First, the situation you discuss does not occur. A processor does not need to "promote" a 32-bit value into a 64-bit value in order to use it appropriately. This is because modern processors have different accessing modes that are capable of dealing with different size data appropriately.

For example, a 64-bit Intel processor has a 64-bit register named RAX. However, this same register can be used in 32-bit mode by referring to it as EAX, and even in 16-bit and 8-bit modes. I stole a diagram from here:

x86_64 registers rax/eax/ax/al overwriting full register contents

1122334455667788
================ rax (64 bits)
======== eax (32 bits)
==== ax (16 bits)
== ah (8 bits)
== al (8 bits)

Between the compiler and assembler, the correct code is generated so that a 32-bit value is handled appropriately.

Second, when we're talking about memory overhead and performance we should be more specific. Modern memory systems are composed of a disk, then main memory (RAM) and typically two or three caches (e.g. L3, L2, and L1). The smallest quantity of data that can be addressed on the disk is called a page, and page sizes are usually 4096 bytes (though they don't have to be). Then, the smallest quantity of data that can be addressed in memory is called a cache line, which is usually much larger than 32 or 64 bits. On my computer the cache line size is 64 bytes.
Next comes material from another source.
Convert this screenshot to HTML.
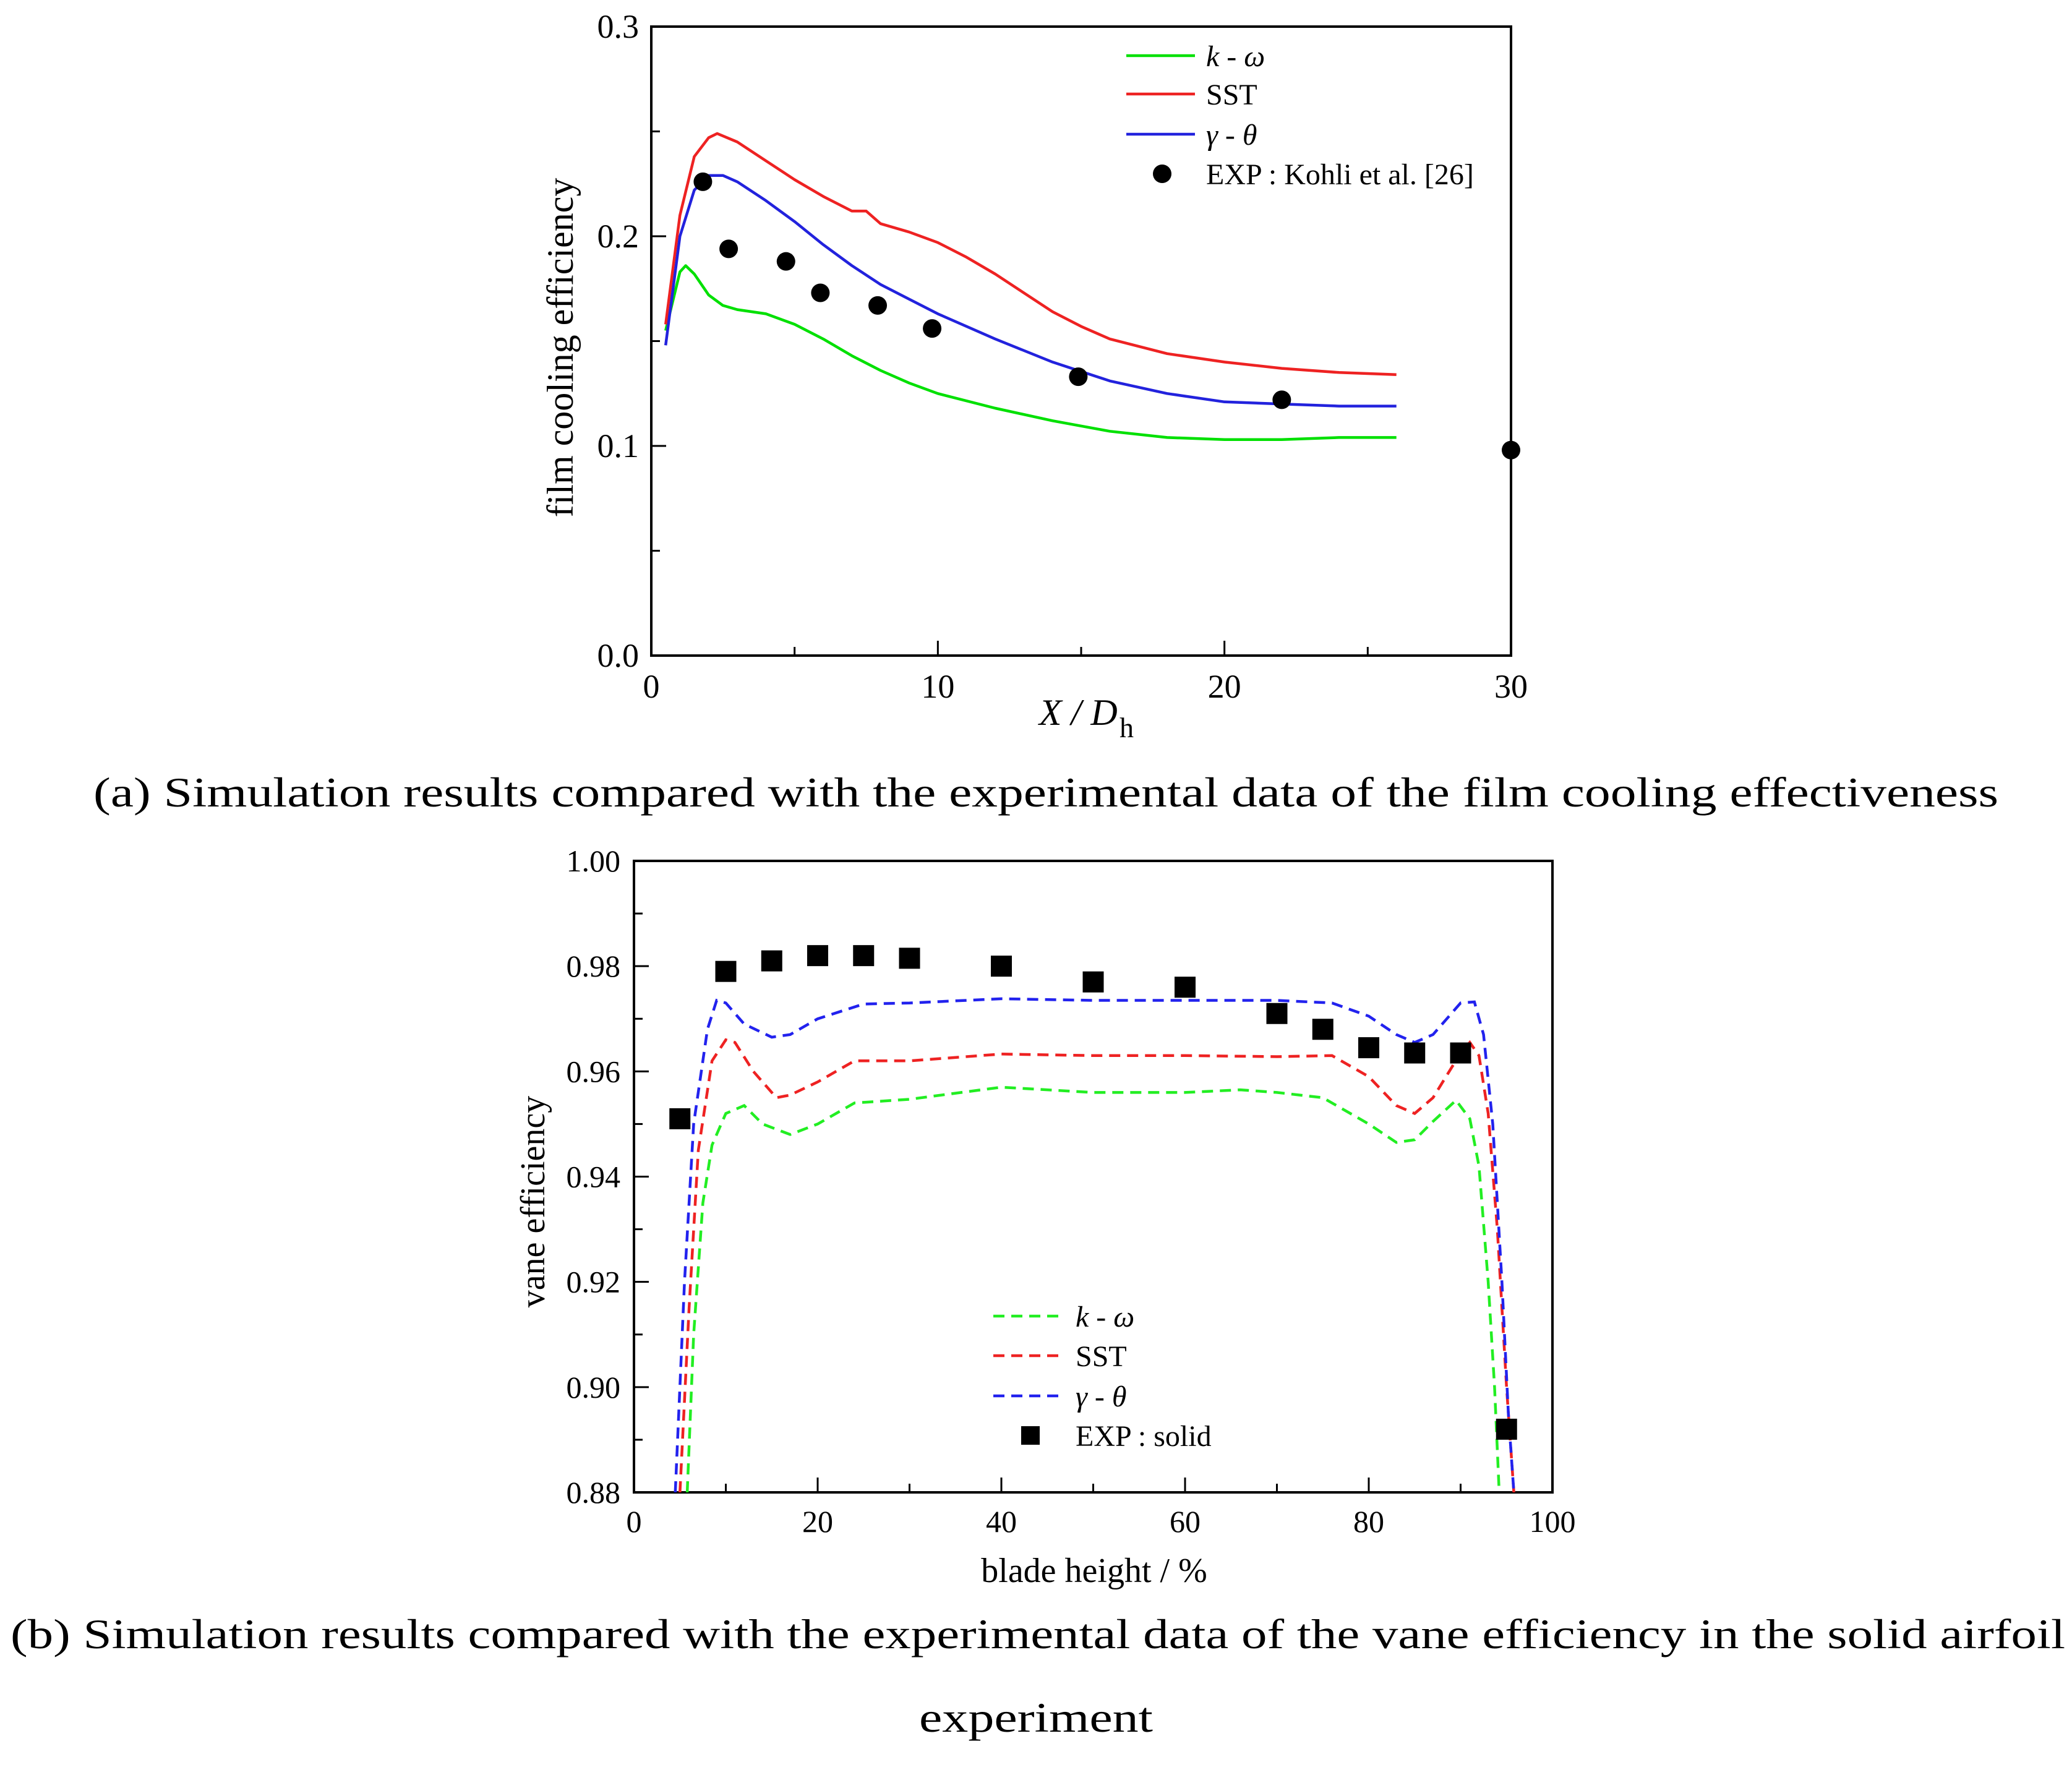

The processor is the only place where data is actually transferred and addressed at the word level and below.

So if you want to change one 64-bit word in a file that resides on disk, then, on my computer, this actually requires that you load 4096 bytes from the disk into memory, and then 64 bytes from memory into the L3, L2, and L1 caches, and then the processor takes a single 64-bit word from the L1 cache.

The result is that the word size means nothing for memory bandwidth. However, you can fit 16 of those 32-bit integers in the same space you can pack 8 of those 64-bit integers. Or you could even fit 32 16-bit values or 64 8-bit values in the same space. If your program uses a lot of different data values you can significantly improve performance by using the smallest data type necessary.